Nesta entrevista, Cristina Carvalho partilha as raízes da sua paixão pelos livros e pela educação, revelando o percurso que a levou a escrever sobre o Padre Martins Júnior. Com uma linguagem acessível e inspiradora, destaca a importância de transmitir valores e memórias às novas gerações.
Dê a conhecer aos nossos leitores um pouco sobre quem é a Cristina Carvalho.
Nasci, na vila de Machico, no século passado. Sou descendente de professores, e cresci numa casa com várias estantes de livros com lombadas coloridas. Mesmo antes de saber ler, debrucei-me nas letras e lia histórias não escritas. Sou da geração assídua das bibliotecas da Gulbenkian, em que algumas prateleiras me eram interditas. Todavia, aproveitava a distração da simpática D. Carolina e esgueirava-me sobre os títulos proibidos. Nos meus diários, assentei desabafos de uma criança adolescente, trancados com uma pequena chave de metal. Leio mais do que escrevo, mas leio menos do que gostaria.
Os documentos não escritos fizeram parte da minha vida, na altura que pendi para a arqueologia. O meu percurso académico passou pelo curso de Direito. Porém, findei na área da biblioteconomia, em Ciências Documentais.
Defendo a educação para a leitura e incentivo os que me rodeiam a descobrirem o prazer de ler, porque os livros são janelas para o mundo, principalmente em dias de chuva.
O que a motivou a escrever esta obra? Como surgiu este desafio?
Há histórias que ficam na memória. E não são só aquelas narradas em livros. São também as histórias que contaram os meus avós. Entre uma panóplia de narrativas, as vivências do Pe. Martins sobressaíam. Contaram-me da missa nova, dos saraus, da ida para a guerra e da viola sempre ao ombro. Aonde ia, levava a música consigo, e com ela superou dificuldades e construiu sonhos. E eu quis recontar. Motivei-me em descrever o seu legado de maneira positiva e inspiradora, com vista a despertar a curiosidade e o interesse do leitor, tal como me despertou. Esta abordagem, com o intuito de educar, empodera os mais novos, incentivando-os a serem impulsionadores sociais e culturais.

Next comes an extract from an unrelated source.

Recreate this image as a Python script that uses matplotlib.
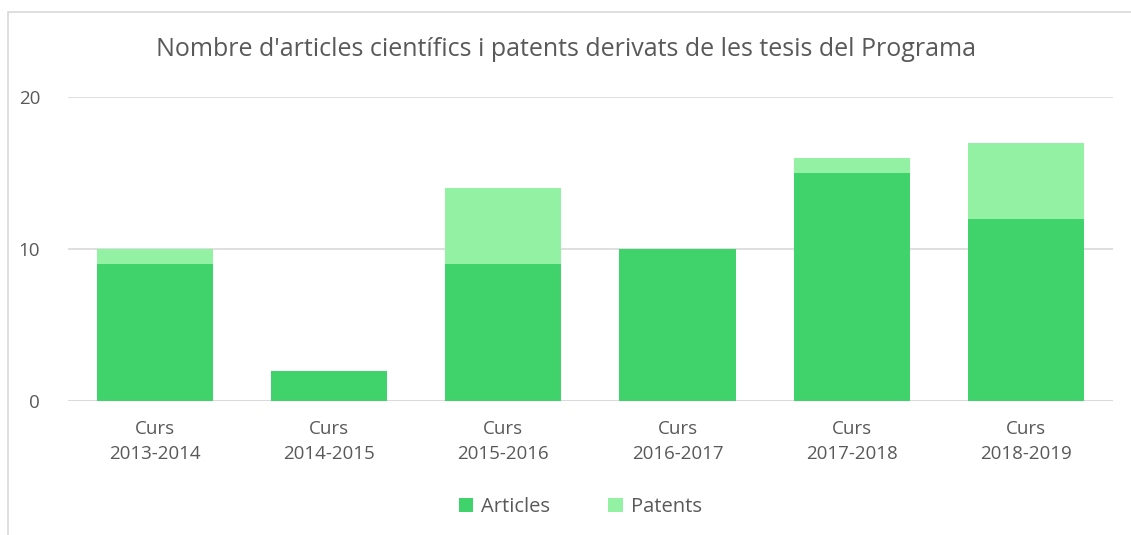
import matplotlib.pyplot as plt
from matplotlib.patches import Rectangle

# --- Dades ---
cursos = ["Curs\n2013-2014", "Curs\n2014-2015", "Curs\n2015-2016",
          "Curs\n2016-2017", "Curs\n2017-2018", "Curs\n2018-2019"]
articles = [9, 2, 9, 10, 15, 12]
patents = [1, 0, 5, 0, 1, 5]

color_articles = "#40D36C"
color_patents = "#92F1A2"
text_color = "#595959"

plt.rcParams['font.family'] = ['Open Sans', 'DejaVu Sans']

fig = plt.figure(figsize=(11.31, 5.35), dpi=100)
ax = fig.add_axes([0.0601, 0.2505, 0.924, 0.568])

x = range(len(cursos))
ax.bar(x, articles, width=0.667, color=color_articles, label="Articles", zorder=2)
ax.bar(x, patents, width=0.667, bottom=articles, color=color_patents, label="Patents", zorder=2)

ax.set_xlim(-0.5, len(cursos) - 0.5)
ax.set_ylim(0, 20)
ax.set_yticks([0, 10, 20])
ax.set_xticks(list(x))
ax.set_xticklabels(cursos, fontsize=13.5, color=text_color, linespacing=1.45)
ax.tick_params(axis='y', labelsize=13.5, labelcolor=text_color, length=0, pad=20)
ax.tick_params(axis='x', length=0, pad=14)
ax.grid(axis='y', color="#D9D9D9", linewidth=1.2, zorder=0)
for s in ax.spines.values():
    s.set_visible(False)
ax.axhline(0, color="#D9D9D9", linewidth=1.2, zorder=1)

fig.text(0.5, 0.907, "Nombre d'articles científics i patents derivats de les tesis del Programa",
         ha='center', va='center', fontsize=18, color=text_color)

ax.legend(loc='center', bbox_to_anchor=(0.513, 0.053), bbox_transform=fig.transFigure,
          ncol=2, frameon=False, fontsize=14.5, labelcolor=text_color,
          handlelength=0.7, handleheight=0.7, handletextpad=0.4, columnspacing=2.9)

# marc del gràfic
fig.patches.append(Rectangle((8 / 1131, -0.02), 1.1, 1 - 12 / 535 + 0.02,
                             transform=fig.transFigure, fill=False,
                             edgecolor="#D9D9D9", linewidth=1.2))

plt.savefig("out.png", dpi=100)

Escrever sobre o Padre Martins Júnior para um público infantojuvenil deve ter sido um desafio acrescido. Teve alguma preocupação especial em passar a mensagem?
Todos os capítulos da vida do padre abordam temas complexos. Ao recontar estas passagens a um público infantojuvenil, deparei-me com alguns desafios. De forma a não sobrecarregar o texto com informações excessivas, optei por uma narrativa cativante que venha a estimular a imaginação. Conjugar a mensagem humanista de um idealista, músico, poeta, mentor, animador social, líder religioso e promotor cultural com o desafio acrescido pela seleção de palavras adequadas a esta faixa etária foi uma tarefa árdua.
Já conhecia o Padre Martins Júnior? O que ele achou do livro?
Julgo que todos os machiquenses da minha geração conhecem o distinto Pe. Martins Júnior. Um senhor que marca presença por onde passa e impressiona com o seu dom da palavra e sentido de humor. Conheço-o de convívios e é costume cruzarmo-nos em eventos culturais. O padre é uma pessoa pouco efusiva quando é homenageado e fica tímido quando os elogios lhe são dirigidos. Interrompi-lhe um ensaio de bandolim quando lhe contei do projeto que tinha em mãos. Limitou-se a encostar as costas ao sofá e disse: “Eh, pá, sobre mim? Já não tenho idade para isso!”. E agradeceu com tranquilidade.
Entrevista conduzida por Timóteo Ferreira.